# What to produce
Pull out every line below that contains the word "this".
------------------------
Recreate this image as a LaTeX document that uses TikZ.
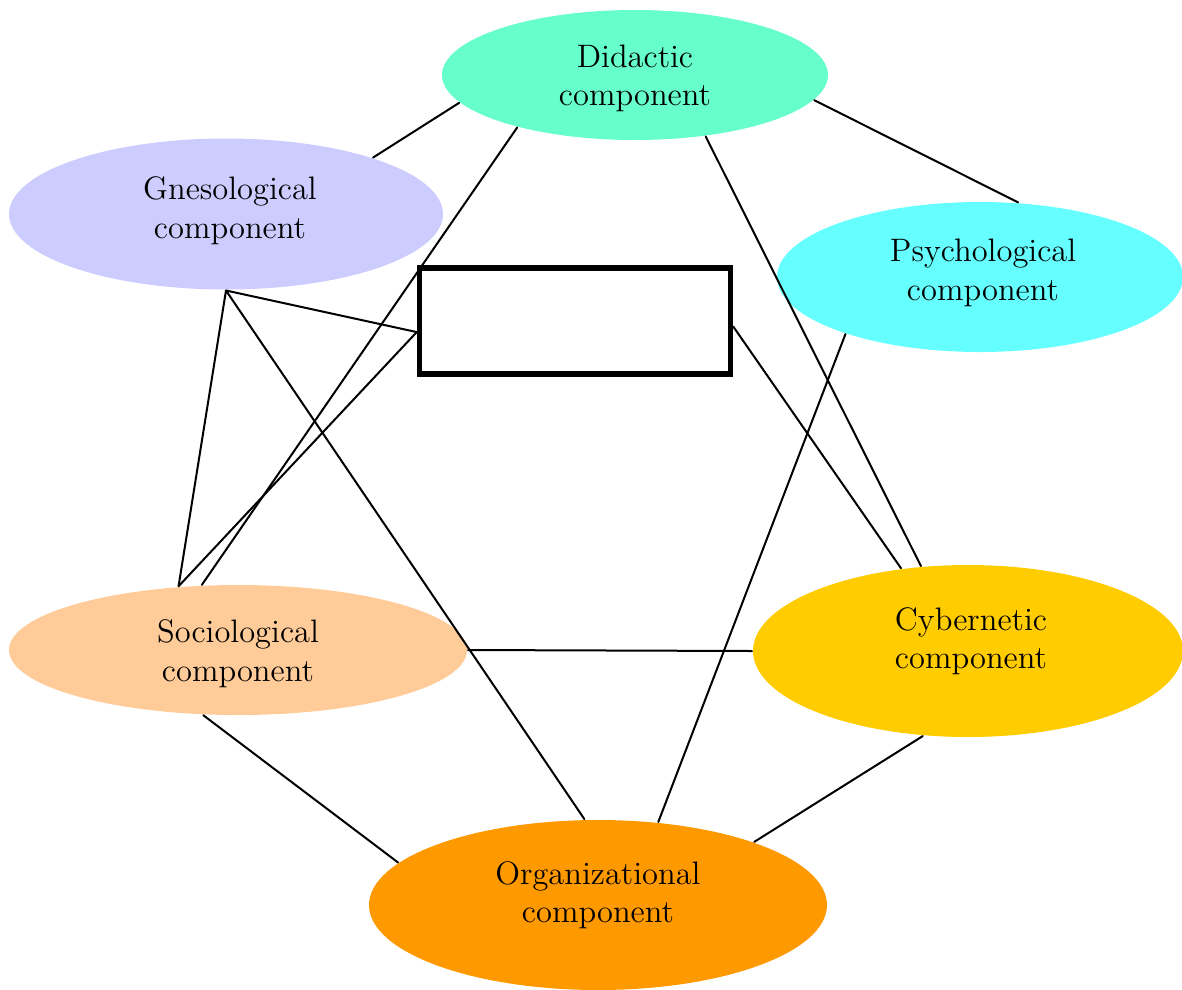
\documentclass[tikz,border=0pt]{standalone}
\usetikzlibrary{shapes.geometric}
\definecolor{didcol}{HTML}{66FFCC}
\definecolor{gnecol}{HTML}{CCCCFF}
\definecolor{psycol}{HTML}{66FFFF}
\definecolor{soccol}{HTML}{FFCC99}
\definecolor{cybcol}{HTML}{FFCC00}
\definecolor{orgcol}{HTML}{FF9900}
\begin{document}
\begin{tikzpicture}[line join=round, line cap=round, font=\fontsize{13}{15.4}\selectfont, x=.4pt, y=-.4pt, line width=.8pt,
    comp/.style={ellipse, inner sep=0pt},
    every label/.style={align=center, inner sep=0pt},
    blank/.style={draw, line width=2.2pt, line join=miter, inner sep=0pt, minimum width=124.4pt, minimum height=42.4pt}]
        \useasboundingbox (0,0) rectangle (1182,989);
        \node[comp, fill=didcol, minimum width=154.4pt, minimum height=52pt, label={[name=didtxt, yshift=-1.4pt]center:{Didactic\\component}}] (did) at (635,75) {};
        \node[comp, fill=gnecol, minimum width=173.6pt, minimum height=60.4pt, label={[name=gnetxt, xshift=1.6pt, yshift=1.4pt]center:{Gnesological\\component}}] (gne) at (226,214) {};
        \node[comp, fill=psycol, minimum width=162.4pt, minimum height=60pt, label={[name=psytxt, xshift=1.2pt, yshift=1.6pt]center:{Psychological\\component}}] (psy) at (980,277) {};
        \node[comp, fill=soccol, minimum width=183.2pt, minimum height=52pt, label={[name=soctxt, yshift=-1.4pt]center:{Sociological\\component}}] (soc) at (238,650) {};
        \node[comp, fill=cybcol, minimum width=172pt, minimum height=68.8pt, label={[name=cybtxt, xshift=1.2pt, yshift=4pt]center:{Cybernetic\\component}}] (cyb) at (968,651) {};
        \node[comp, fill=orgcol, minimum width=183.2pt, minimum height=68pt, label={[name=orgtxt, yshift=4pt]center:{Organizational\\component}}] (org) at (598,905) {};
        \node[blank] (box) at (575,321) {};
        \draw (gne.21) -- (did.189);
        \draw (did.352) -- (psy.63);
        \draw (did.204) -- (soc.119);
        \draw (did.319) -- (cyb.119);
        \draw (gne.south) -- (box.184) (gne.south) -- (soc.133) (gne.south) -- (org.99);
        \draw (box.184) -- (soc.133);
        \draw (box.358) -- (cyb.129);
        \draw (psy.203) -- (org.54);
        \draw (soc.east) -- (cyb.west);
        \draw (soc.242) -- (org.168);
        \draw (cyb.242) -- (org.22);
    \end{tikzpicture}
\end{document}
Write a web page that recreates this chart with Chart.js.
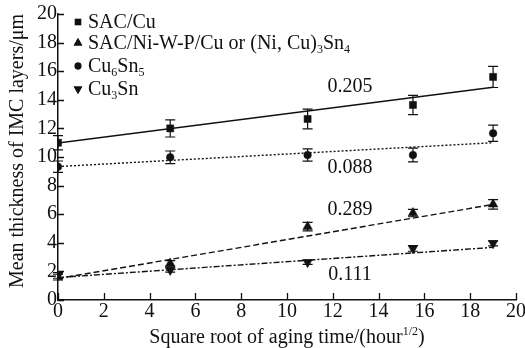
<!DOCTYPE html>
<html><head><meta charset="utf-8">
<script src="https://cdn.jsdelivr.net/npm/chart.js@4/dist/chart.umd.min.js"></script>
<style>html,body{margin:0;padding:0;background:#fff}</style>
</head><body>
<canvas id="c" width="525" height="348"></canvas>
<script>
// ---- data ----
const xValues = [0, 4.9, 10.9, 15.5, 19.0];
const sacCu = [11.0, 12.0, 12.66, 13.64, 15.6];
const sacCuErr = [0.5, 0.6, 0.69, 0.67, 0.74];
const niSn = [1.6, 2.56, 5.13, 6.08, 6.69];
const niSnErr = [0.2, 0.2, 0.3, 0.26, 0.33];
const cu6sn5 = [9.32, 9.98, 10.14, 10.14, 11.66];
const cu6sn5Err = [0.4, 0.44, 0.43, 0.48, 0.57];
const cu3sn = [1.72, 2.1, 2.64, 3.61, 3.96];
const cu3snErr = [0.2, 0.15, 0.15, 0.2, 0.17];
const fitX = [0, 19];
const sacCuFit = [10.98, 14.87];
const niSnFit = [1.5, 6.68];
const cu6sn5Fit = [9.33, 11.0];
const cu3snFit = [1.57, 3.68];
const slopeLabels = ['0.205', '0.088', '0.289', '0.111'];
const seriesLabels = ['SAC/Cu', 'SAC/Ni-W-P/Cu or (Ni, Cu)_3Sn_4', 'Cu_6Sn_5', 'Cu_3Sn'];
const xTitle = 'Square root of aging time/(hour^{1/2})';
const yTitle = 'Mean thickness of IMC layers/\u03bcm';
const xTicks = [0, 2, 4, 6, 8, 10, 12, 14, 16, 18, 20];
const yTicks = [0, 2, 4, 6, 8, 10, 12, 14, 16, 18, 20];

const FONT = "'Liberation Serif', 'Times New Roman', serif";
const INK = '#111';
const FS = 20;

function pts(xs, ys) { return xs.map((x, i) => ({ x: x, y: ys[i] })); }

const markerStyles = [
  { pointStyle: 'rect', radius: 5, rotation: 0 },
  { pointStyle: 'triangle', radius: 5.5, rotation: 0 },
  { pointStyle: 'circle', radius: 3.8, rotation: 0 },
  { pointStyle: 'triangle', radius: 5.5, rotation: 180 }
];
const seriesVals = [sacCu, niSn, cu6sn5, cu3sn];
const seriesErrs = [sacCuErr, niSnErr, cu6sn5Err, cu3snErr];
const fits = [sacCuFit, niSnFit, cu6sn5Fit, cu3snFit];
const dashes = [[], [6, 3], [2, 2], [6, 2, 2, 2]];

const datasets = [];
fits.forEach((f, i) => {
  datasets.push({
    type: 'line', data: pts(fitX, f), borderColor: INK, borderWidth: i === 0 ? 1.5 : 1.4,
    borderDash: dashes[i], pointRadius: 0, fill: false, tension: 0
  });
});
seriesVals.forEach((v, i) => {
  datasets.push({
    type: 'scatter', label: seriesLabels[i], data: pts(xValues, v),
    pointStyle: markerStyles[i].pointStyle, pointRadius: markerStyles[i].radius,
    pointRotation: markerStyles[i].rotation, backgroundColor: INK, borderColor: INK,
    borderWidth: 0.5
  });
});

// rich text: _d subscript, ^{..} superscript
function parseRich(s) {
  const parts = [];
  const re = /(_\d|\^\{[^}]*\})/g;
  let last = 0, m;
  while ((m = re.exec(s))) {
    if (m.index > last) parts.push({ t: s.slice(last, m.index), k: 'n' });
    if (m[0][0] === '_') parts.push({ t: m[0].slice(1), k: 'sub' });
    else parts.push({ t: m[0].slice(2, -1), k: 'sup' });
    last = m.index + m[0].length;
  }
  if (last < s.length) parts.push({ t: s.slice(last), k: 'n' });
  return parts;
}
function richWidth(ctx, parts, size) {
  let w = 0;
  parts.forEach(p => {
    ctx.font = (p.k === 'n' ? size : Math.round(size * 0.6)) + 'px ' + FONT;
    w += ctx.measureText(p.t).width;
  });
  return w;
}
function drawRich(ctx, s, x, y, size, align) {
  const parts = parseRich(s);
  let cx = x;
  if (align === 'center') cx = x - richWidth(ctx, parts, size) / 2;
  ctx.textBaseline = 'alphabetic';
  ctx.textAlign = 'left';
  parts.forEach(p => {
    let dy = 0, fs = size;
    if (p.k === 'sub') { fs = Math.round(size * 0.6); dy = size * 0.2; }
    if (p.k === 'sup') { fs = Math.round(size * 0.6); dy = -size * 0.42; }
    ctx.font = fs + 'px ' + FONT;
    ctx.fillText(p.t, cx, y + dy);
    cx += ctx.measureText(p.t).width;
  });
}

const decor = {
  id: 'decor',
  beforeDatasetsDraw(chart) {
    const ctx = chart.ctx, xs = chart.scales.x, ys = chart.scales.y;
    ctx.save();
    ctx.strokeStyle = INK; ctx.lineWidth = 1.2;
    seriesVals.forEach((vals, i) => {
      vals.forEach((v, j) => {
        const px = xs.getPixelForValue(xValues[j]);
        const top = ys.getPixelForValue(v + seriesErrs[i][j]);
        const bot = ys.getPixelForValue(v - seriesErrs[i][j]);
        ctx.beginPath();
        ctx.moveTo(px, top); ctx.lineTo(px, bot);
        ctx.moveTo(px - 5, top); ctx.lineTo(px + 5, top);
        ctx.moveTo(px - 5, bot); ctx.lineTo(px + 5, bot);
        ctx.stroke();
      });
    });
    ctx.restore();
  },
  afterDraw(chart) {
    const ctx = chart.ctx, xs = chart.scales.x, ys = chart.scales.y, ca = chart.chartArea;
    ctx.save();
    ctx.strokeStyle = INK; ctx.fillStyle = INK; ctx.lineWidth = 1.3;
    // inward ticks
    ctx.beginPath();
    xTicks.forEach(t => { const p = Math.round(xs.getPixelForValue(t)) + 0.5; ctx.moveTo(p, ca.bottom); ctx.lineTo(p, ca.bottom - 7); });
    yTicks.forEach(t => { const p = Math.round(ys.getPixelForValue(t)) + 0.5; ctx.moveTo(ca.left, p); ctx.lineTo(ca.left + 6, p); });
    ctx.stroke();
    // slope annotations
    const annPos = [[12.75, 14.55], [12.75, 8.88], [12.75, 5.94], [12.75, 1.4]];
    ctx.font = FS + 'px ' + FONT; ctx.textAlign = 'center'; ctx.textBaseline = 'alphabetic';
    slopeLabels.forEach((s, i) => {
      ctx.fillText(s, xs.getPixelForValue(annPos[i][0]), ys.getPixelForValue(annPos[i][1]));
    });
    // legend
    const rowsY = [28, 49, 72, 95];
    const legSizes = [4.5, 5, 3.4, 5];
    seriesLabels.forEach((s, i) => {
      const my = rowsY[i] - 6;
      Chart.helpers.drawPoint(ctx, { pointStyle: markerStyles[i].pointStyle, radius: legSizes[i], rotation: markerStyles[i].rotation, borderWidth: 0 }, 78, my);
      ctx.fill();
      drawRich(ctx, s, 88, rowsY[i], FS, 'left');
    });
    // axis titles
    drawRich(ctx, xTitle, (ca.left + ca.right) / 2, 343, FS, 'center');
    ctx.save();
    ctx.translate(23, 151);
    ctx.rotate(-Math.PI / 2);
    drawRich(ctx, yTitle, 0, 0, FS, 'center');
    ctx.restore();
    ctx.restore();
  }
};

new Chart(document.getElementById('c'), {
  data: { datasets: datasets },
  plugins: [decor],
  options: {
    responsive: false, devicePixelRatio: 1, animation: false,
    layout: { padding: { top: 14, right: 9, bottom: 0, left: 0 } },
    plugins: { legend: { display: false }, tooltip: { enabled: false } },
    scales: {
      x: {
        type: 'linear', min: 0, max: 20,
        ticks: { stepSize: 2, font: { size: FS, family: FONT }, color: INK, padding: 0, maxRotation: 0 },
        grid: { display: false, drawTicks: false },
        border: { display: true, color: INK, width: 1.5 },
        afterFit(s) { s.height = 48; s.paddingLeft = 0; s.paddingRight = 0; }
      },
      y: {
        type: 'linear', min: 0, max: 20,
        ticks: { stepSize: 2, font: { size: FS, family: FONT }, color: INK, padding: 1 },
        grid: { display: false, drawTicks: false },
        border: { display: true, color: INK, width: 1.5 },
        afterFit(s) { s.width = 58; s.paddingTop = 0; s.paddingBottom = 0; }
      }
    }
  }
});
</script>
</body></html>
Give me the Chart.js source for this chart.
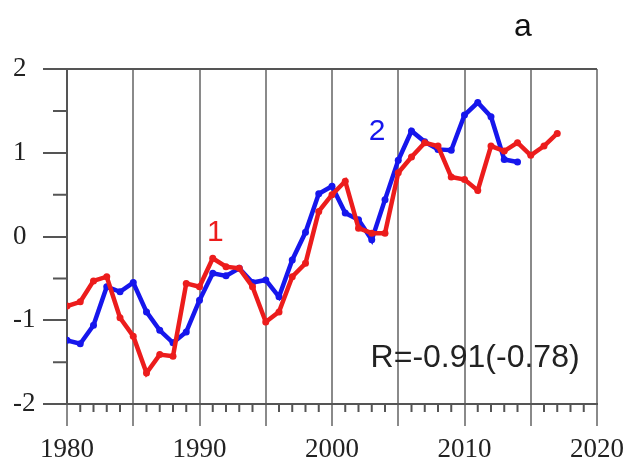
------------------------
# Completed exercise
Recreate this image as a LaTeX document that uses TikZ.
Write a web page that recreates this chart with Chart.js.
Give me the Chart.js source for this chart.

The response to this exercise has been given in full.